UPDATE 1-S.Africa's rand turns weaker after S&P downgrade

(Updates rand levels, adds bonds, background)

JOHANNESBURG, Oct 12 (Reuters) - South Africa's rand weakened on Friday after ratings agency S&P downgraded the country's local and foreign currency sovereign ratings, saying underlying social tensions would increase government spending pressure and reduce fiscal flexibility.

The rand fell to 8.77 to the dollar soon after the downgrade -- a loss of more than one percent on the day -- from 8.70 before the S&P release.

The currency closed at 8.66 in the New York market on Thursday.

Standard & Poor's cut South Africa's credit rating one notch to BBB with a negative outlook, saying mining strikes and social tension could reduce fiscal flexibility and hurt growth.

The move came three weeks after Moody's also cut South Africa's government bond rating by one notch to Baa1 from A3, citing worries about the country's institutions as well as future political stability and room for policy maneuvering.

The downgrades will add to the jitters of investors already worried over strikes which have hit the mining sector hardest with tens of thousands of workers downing tools since August, hitting output in the world's largest producer of platinum and one of the biggest of gold.

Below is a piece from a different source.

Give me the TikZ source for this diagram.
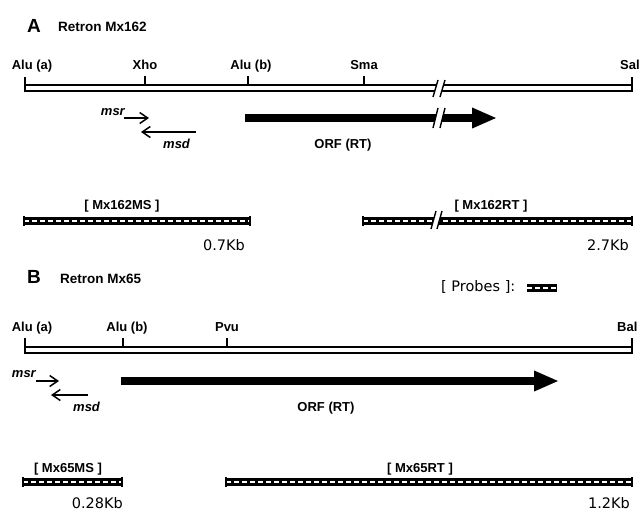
\documentclass[tikz,border=0pt]{standalone}
\usepackage{fontspec}
\setmainfont{Liberation Sans}
\newfontfamily\kbfont{DejaVu Sans}
\usetikzlibrary{arrows.meta}
\tikzset{
  panelletter/.style={font=\bfseries\fontsize{19}{21}\selectfont,inner sep=0pt,anchor=base west},
  paneltitle/.style={font=\bfseries\fontsize{13.5}{15}\selectfont,inner sep=0pt,anchor=base west},
  sitename/.style={font=\bfseries\fontsize{13}{15}\selectfont,inner sep=0pt,anchor=base},
  rnaname/.style={font=\bfseries\itshape\fontsize{13}{15}\selectfont,inner sep=0pt,anchor=base west},
  kblabel/.style={font=\kbfont\fontsize{14.5}{16}\selectfont,inner sep=0pt,anchor=base east},
  dnaline/.style={line width=1.4pt},
  sitetick/.style={line width=1.4pt},
  rnaarrow/.style={line width=1.5pt,-{Straight Barb[length=8pt,width=11pt,line width=1.5pt]}},
  orfarrow/.style={line width=7.5pt,-{Triangle[length=25pt,width=19pt]}},
  probebar/.style={line width=7.5pt,postaction={draw,white,line width=1.3pt,dash pattern=on 4.5pt off 3.5pt}},
  probeend/.style={line width=1.8pt},
}
% double slash where the map is cut
\newcommand\cutmark[4]{%
  \fill[white] (#1,#3) -- ({#1+#4},#3) -- ({#1+#4+5},#2) -- ({#1+5},#2) -- cycle;
  \draw[line width=1.4pt] (#1,#3) -- ({#1+5},#2);
  \draw[line width=1.4pt] ({#1+#4},#3) -- ({#1+#4+5},#2);
}
\begin{document}
\begin{tikzpicture}[x=1pt,y=-1pt]
\useasboundingbox (0,0) rectangle (639,512);
\node[panelletter] (letA) at (27,32) {A};
\node[paneltitle] (titleA) at (58,31) {Retron Mx162};
\node[sitename] (aluaA) at (32,69) {Alu (a)};
\node[sitename] (xhoA) at (145,69) {Xho};
\node[sitename] (alubA) at (251,69) {Alu (b)};
\node[sitename] (smaA) at (364,69) {Sma};
\node[sitename,anchor=base west] (salA) at (620,69) {Sal};
\draw[dnaline] (25,85) rectangle (632,91);
\draw[sitetick] (25,77) -- (25,85);
\draw[sitetick] (632,77) -- (632,85);
\foreach \x in {145,248,364}
  \draw[sitetick] (\x,76) -- (\x,85);
\cutmark{433}{80}{97}{7}
\node[rnaname,anchor=base east] (msrA) at (125,115) {msr};
\coordinate (msrAs) at (124,118);
\coordinate (msrAe) at (149,118);
\draw[rnaarrow] (msrAs) -- (msrAe);
\coordinate (msdAs) at (196,132);
\coordinate (msdAe) at (141,132);
\draw[rnaarrow] (msdAs) -- (msdAe);
\node[rnaname] (msdA) at (163,148) {msd};
\coordinate (orfAs) at (245,118);
\coordinate (orfAe) at (497,118);
\draw[orfarrow] (orfAs) -- (orfAe);
\cutmark{433}{108}{128}{7}
\node[sitename] (orfnameA) at (343,148) {ORF (RT)};
% probes of Mx162
\node[sitename] (msnameA) at (122,209) {[ Mx162MS ]};
\coordinate (msbarAs) at (24,221);
\coordinate (msbarAe) at (250,221);
\draw[probebar] (msbarAs) -- (msbarAe);
\draw[probeend] (24,216) -- (24,226) (250,216) -- (250,226);
\node[kblabel] (kbmsA) at (245,250) {0.7Kb};
\node[sitename] (rtnameA) at (491,209) {[ Mx162RT ]};
\coordinate (rtbarAs) at (363,221);
\coordinate (rtbarAe) at (632,221);
\draw[probebar] (rtbarAs) -- (rtbarAe);
\draw[probeend] (363,216) -- (363,226) (632,216) -- (632,226);
\cutmark{431}{211}{229}{6}
\node[kblabel] (kbrtA) at (629,250) {2.7Kb};
% legend
\node[kblabel,anchor=base west] (probes) at (441,291) {[ Probes ]:};
\coordinate (swatchs) at (527,288);
\coordinate (swatche) at (557,288);
\draw[probebar] (swatchs) -- (swatche);
% panel B
\node[panelletter] (letB) at (27,283) {B};
\node[paneltitle] (titleB) at (60,283) {Retron Mx65};
\node[sitename] (aluaB) at (32,331) {Alu (a)};
\node[sitename] (alubB) at (127,331) {Alu (b)};
\node[sitename] (pvuB) at (227,331) {Pvu};
\node[sitename,anchor=base west] (balB) at (617,331) {Bal};
\draw[dnaline] (25,347) rectangle (632,353);
\draw[sitetick] (25,338) -- (25,347);
\draw[sitetick] (632,338) -- (632,347);
\foreach \x in {123,227}
  \draw[sitetick] (\x,338) -- (\x,347);
\node[rnaname,anchor=base east] (msrB) at (36,377) {msr};
\coordinate (msrBs) at (36,381);
\coordinate (msrBe) at (59,381);
\draw[rnaarrow] (msrBs) -- (msrBe);
\coordinate (msdBs) at (88,395);
\coordinate (msdBe) at (51,395);
\draw[rnaarrow] (msdBs) -- (msdBe);
\node[rnaname] (msdB) at (73,411) {msd};
\coordinate (orfBs) at (121,381);
\coordinate (orfBe) at (559,381);
\draw[orfarrow] (orfBs) -- (orfBe);
\node[sitename] (orfnameB) at (326,411) {ORF (RT)};
% probes of Mx65
\node[sitename] (msnameB) at (68,472) {[ Mx65MS ]};
\coordinate (msbarBs) at (23,482);
\coordinate (msbarBe) at (122,482);
\draw[probebar] (msbarBs) -- (msbarBe);
\draw[probeend] (23,477) -- (23,487) (122,477) -- (122,487);
\node[kblabel] (kbmsB) at (123,508) {0.28Kb};
\node[sitename] (rtnameB) at (420,472) {[ Mx65RT ]};
\coordinate (rtbarBs) at (226,482);
\coordinate (rtbarBe) at (632,482);
\draw[probebar] (rtbarBs) -- (rtbarBe);
\draw[probeend] (226,477) -- (226,487) (632,477) -- (632,487);
\node[kblabel] (kbrtB) at (630,508) {1.2Kb};
\end{tikzpicture}
\end{document}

The rand plumbed a 3-1/2 year low of 8.995 on Monday as sentiment withered on the strikes, also weakening bonds and stocks. The currency remains vulnerable to negative sentiment over the job boycotts, analysts noted.

"While there seems to be some progress towards resolving some of the strikes, the protests have spread to other key sectors as well," said BNP Paribas.

"The tension is also likely to have a longer-lasting impact on the country's economic output, business confidence and investment."

The Johannesburg debt market closed way before the S&P release on Friday, sparing government bonds from a sell-off after the downgrade.

The yield on the three-year benchmark fell 5 basis points to 5.37 percent while the 14-year paper closed 8.5 basis points lower at 7.675 percent.